# START OF Stored data
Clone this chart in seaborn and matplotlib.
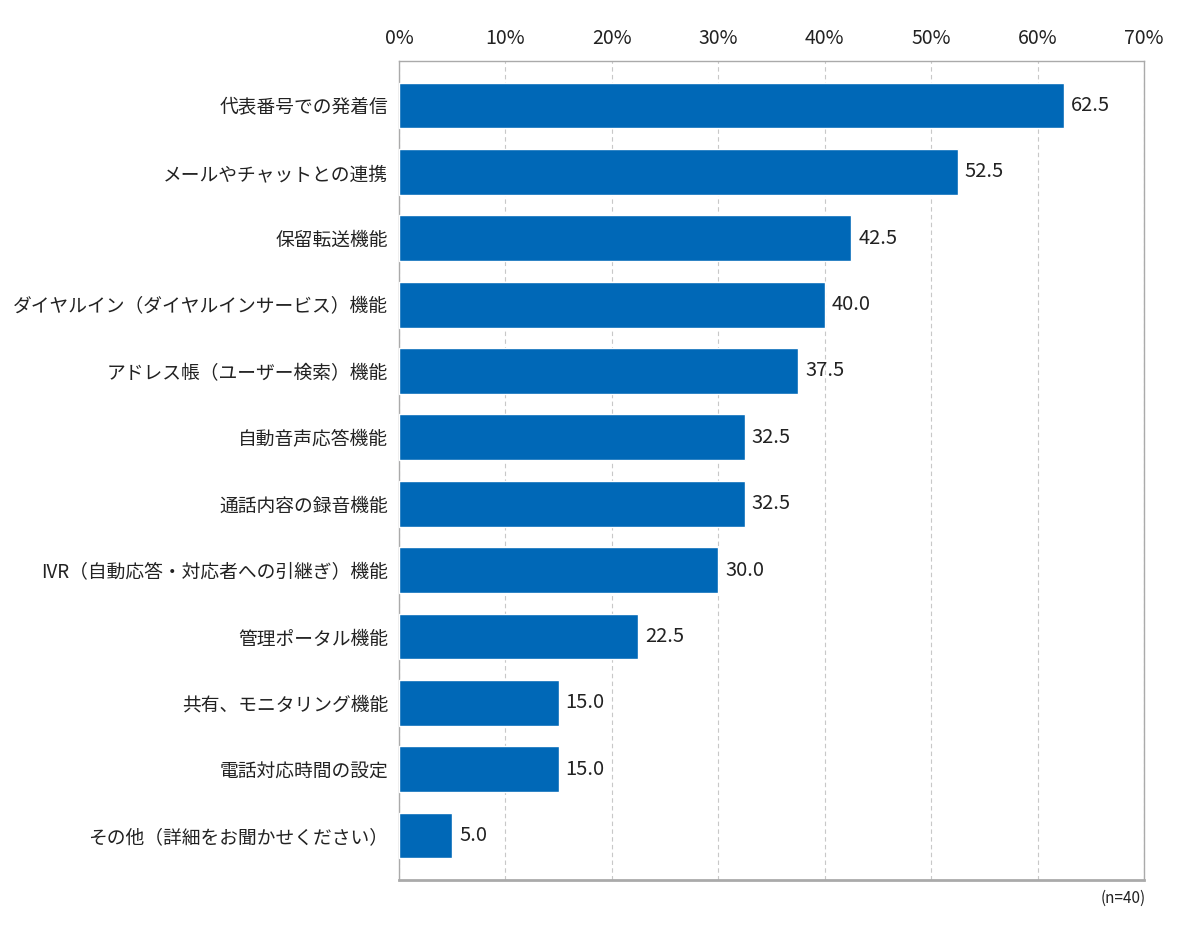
import seaborn as sns
import matplotlib.pyplot as plt
import pandas as pd

sns.set_style("white")
plt.rcParams['font.family'] = ['Noto Sans CJK JP', 'DejaVu Sans']

categories = [
    "代表番号での発着信",
    "メールやチャットとの連携",
    "保留転送機能",
    "ダイヤルイン（ダイヤルインサービス）機能",
    "アドレス帳（ユーザー検索）機能",
    "自動音声応答機能",
    "通話内容の録音機能",
    "IVR（自動応答・対応者への引継ぎ）機能",
    "管理ポータル機能",
    "共有、モニタリング機能",
    "電話対応時間の設定",
    "その他（詳細をお聞かせください）",
]
values = [62.5, 52.5, 42.5, 40.0, 37.5, 32.5, 32.5, 30.0, 22.5, 15.0, 15.0, 5.0]
x_ticks = [0, 10, 20, 30, 40, 50, 60, 70]

df = pd.DataFrame({"item": categories, "pct": values})

fig = plt.figure(figsize=(12, 9.39), dpi=100)
ax = fig.add_axes([0.3325, 0.0628, 0.6208, 0.8722])

sns.barplot(data=df, x="pct", y="item", color="#0068b7", saturation=1,
            width=0.69, ax=ax, zorder=3)

# value labels to the right of each bar
for i, v in enumerate(values):
    ax.text(v + 0.65, i, f"{v:.1f}", va="center", ha="left",
            fontsize=14.5, color="#222222")

ax.set_xlim(0, 70)
ax.set_ylim(len(categories) - 1 + 0.67, -0.67)
ax.set_xticks(x_ticks)
ax.set_xticklabels([f"{t}%" for t in x_ticks])
ax.xaxis.tick_top()
ax.tick_params(axis="x", length=0, labelsize=14, pad=9, colors="#222222")
ax.tick_params(axis="y", length=0, labelsize=13.5, pad=8, colors="#222222")
ax.set_xlabel("")
ax.set_ylabel("")

ax.grid(axis="x", linestyle=(0, (4, 3)), color="#c8c8c8", linewidth=0.8, zorder=0)
ax.grid(axis="y", visible=False)
for s in ax.spines.values():
    s.set_visible(True)
    s.set_color("#aaaaaa")
    s.set_linewidth(1.0)
ax.spines["bottom"].set_linewidth(2.0)

fig.text(0.9545, 0.0435, "(n=40)", ha="right", va="center", fontsize=11, color="#222222")

fig.savefig("out.png", dpi=100)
# END OF Stored data
Read the data above. Pull out each line in which the string "seaborn" appears.

- [Finished answer]:
Clone this chart in seaborn and matplotlib.
import seaborn as sns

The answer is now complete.